Data provided:
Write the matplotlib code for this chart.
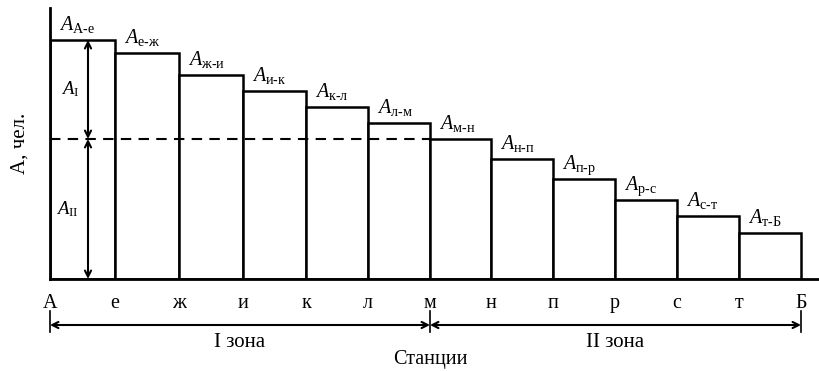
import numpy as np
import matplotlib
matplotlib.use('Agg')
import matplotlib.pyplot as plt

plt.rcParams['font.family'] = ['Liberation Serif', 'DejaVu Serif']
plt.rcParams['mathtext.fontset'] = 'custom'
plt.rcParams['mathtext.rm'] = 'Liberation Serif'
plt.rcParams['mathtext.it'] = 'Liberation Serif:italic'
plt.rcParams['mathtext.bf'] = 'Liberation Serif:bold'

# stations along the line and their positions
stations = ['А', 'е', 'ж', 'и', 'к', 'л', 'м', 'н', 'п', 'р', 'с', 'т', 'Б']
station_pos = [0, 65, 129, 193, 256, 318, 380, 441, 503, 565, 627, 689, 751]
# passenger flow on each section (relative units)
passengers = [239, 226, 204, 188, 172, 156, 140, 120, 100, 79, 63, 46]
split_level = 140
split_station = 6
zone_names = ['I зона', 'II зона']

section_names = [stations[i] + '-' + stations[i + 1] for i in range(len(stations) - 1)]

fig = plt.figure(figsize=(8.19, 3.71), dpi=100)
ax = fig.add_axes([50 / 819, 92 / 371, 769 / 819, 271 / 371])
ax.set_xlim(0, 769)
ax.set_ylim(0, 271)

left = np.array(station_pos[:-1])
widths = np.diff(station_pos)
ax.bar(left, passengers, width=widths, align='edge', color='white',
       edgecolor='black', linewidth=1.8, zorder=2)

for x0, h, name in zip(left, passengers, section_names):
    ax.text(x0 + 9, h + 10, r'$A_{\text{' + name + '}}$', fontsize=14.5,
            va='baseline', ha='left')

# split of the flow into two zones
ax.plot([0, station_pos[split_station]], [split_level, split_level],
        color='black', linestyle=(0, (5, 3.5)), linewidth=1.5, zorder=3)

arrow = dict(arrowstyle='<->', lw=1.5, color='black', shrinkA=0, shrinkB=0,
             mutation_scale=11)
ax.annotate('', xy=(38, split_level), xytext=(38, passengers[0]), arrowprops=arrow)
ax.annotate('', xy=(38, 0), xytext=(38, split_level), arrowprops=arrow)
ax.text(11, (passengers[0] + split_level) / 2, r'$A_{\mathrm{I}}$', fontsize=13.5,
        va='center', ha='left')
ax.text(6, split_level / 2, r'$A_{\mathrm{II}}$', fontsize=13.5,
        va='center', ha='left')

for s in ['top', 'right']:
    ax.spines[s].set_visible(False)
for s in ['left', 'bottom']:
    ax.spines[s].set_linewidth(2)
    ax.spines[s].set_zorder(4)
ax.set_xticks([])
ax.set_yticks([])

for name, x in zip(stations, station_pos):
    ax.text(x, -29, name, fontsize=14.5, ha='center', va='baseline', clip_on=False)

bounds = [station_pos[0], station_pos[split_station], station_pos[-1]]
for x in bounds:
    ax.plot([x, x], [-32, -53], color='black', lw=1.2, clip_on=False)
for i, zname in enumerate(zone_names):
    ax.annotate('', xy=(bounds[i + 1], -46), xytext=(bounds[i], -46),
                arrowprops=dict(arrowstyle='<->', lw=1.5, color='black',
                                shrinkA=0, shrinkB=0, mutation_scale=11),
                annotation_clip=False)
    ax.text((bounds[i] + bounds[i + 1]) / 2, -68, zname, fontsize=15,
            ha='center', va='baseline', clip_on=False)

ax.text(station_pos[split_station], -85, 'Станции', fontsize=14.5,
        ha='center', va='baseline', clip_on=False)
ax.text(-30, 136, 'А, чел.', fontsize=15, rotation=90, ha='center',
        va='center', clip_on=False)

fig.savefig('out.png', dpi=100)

Work to be completed:
Reproduce the whole listing exactly, but not the images in it.

Result:
Write the matplotlib code for this chart.
import numpy as np
import matplotlib
matplotlib.use('Agg')
import matplotlib.pyplot as plt

plt.rcParams['font.family'] = ['Liberation Serif', 'DejaVu Serif']
plt.rcParams['mathtext.fontset'] = 'custom'
plt.rcParams['mathtext.rm'] = 'Liberation Serif'
plt.rcParams['mathtext.it'] = 'Liberation Serif:italic'
plt.rcParams['mathtext.bf'] = 'Liberation Serif:bold'

# stations along the line and their positions
stations = ['А', 'е', 'ж', 'и', 'к', 'л', 'м', 'н', 'п', 'р', 'с', 'т', 'Б']
station_pos = [0, 65, 129, 193, 256, 318, 380, 441, 503, 565, 627, 689, 751]
# passenger flow on each section (relative units)
passengers = [239, 226, 204, 188, 172, 156, 140, 120, 100, 79, 63, 46]
split_level = 140
split_station = 6
zone_names = ['I зона', 'II зона']

section_names = [stations[i] + '-' + stations[i + 1] for i in range(len(stations) - 1)]

fig = plt.figure(figsize=(8.19, 3.71), dpi=100)
ax = fig.add_axes([50 / 819, 92 / 371, 769 / 819, 271 / 371])
ax.set_xlim(0, 769)
ax.set_ylim(0, 271)

left = np.array(station_pos[:-1])
widths = np.diff(station_pos)
ax.bar(left, passengers, width=widths, align='edge', color='white',
       edgecolor='black', linewidth=1.8, zorder=2)

for x0, h, name in zip(left, passengers, section_names):
    ax.text(x0 + 9, h + 10, r'$A_{\text{' + name + '}}$', fontsize=14.5,
            va='baseline', ha='left')

# split of the flow into two zones
ax.plot([0, station_pos[split_station]], [split_level, split_level],
        color='black', linestyle=(0, (5, 3.5)), linewidth=1.5, zorder=3)

arrow = dict(arrowstyle='<->', lw=1.5, color='black', shrinkA=0, shrinkB=0,
             mutation_scale=11)
ax.annotate('', xy=(38, split_level), xytext=(38, passengers[0]), arrowprops=arrow)
ax.annotate('', xy=(38, 0), xytext=(38, split_level), arrowprops=arrow)
ax.text(11, (passengers[0] + split_level) / 2, r'$A_{\mathrm{I}}$', fontsize=13.5,
        va='center', ha='left')
ax.text(6, split_level / 2, r'$A_{\mathrm{II}}$', fontsize=13.5,
        va='center', ha='left')

for s in ['top', 'right']:
    ax.spines[s].set_visible(False)
for s in ['left', 'bottom']:
    ax.spines[s].set_linewidth(2)
    ax.spines[s].set_zorder(4)
ax.set_xticks([])
ax.set_yticks([])

for name, x in zip(stations, station_pos):
    ax.text(x, -29, name, fontsize=14.5, ha='center', va='baseline', clip_on=False)

bounds = [station_pos[0], station_pos[split_station], station_pos[-1]]
for x in bounds:
    ax.plot([x, x], [-32, -53], color='black', lw=1.2, clip_on=False)
for i, zname in enumerate(zone_names):
    ax.annotate('', xy=(bounds[i + 1], -46), xytext=(bounds[i], -46),
                arrowprops=dict(arrowstyle='<->', lw=1.5, color='black',
                                shrinkA=0, shrinkB=0, mutation_scale=11),
                annotation_clip=False)
    ax.text((bounds[i] + bounds[i + 1]) / 2, -68, zname, fontsize=15,
            ha='center', va='baseline', clip_on=False)

ax.text(station_pos[split_station], -85, 'Станции', fontsize=14.5,
        ha='center', va='baseline', clip_on=False)
ax.text(-30, 136, 'А, чел.', fontsize=15, rotation=90, ha='center',
        va='center', clip_on=False)

fig.savefig('out.png', dpi=100)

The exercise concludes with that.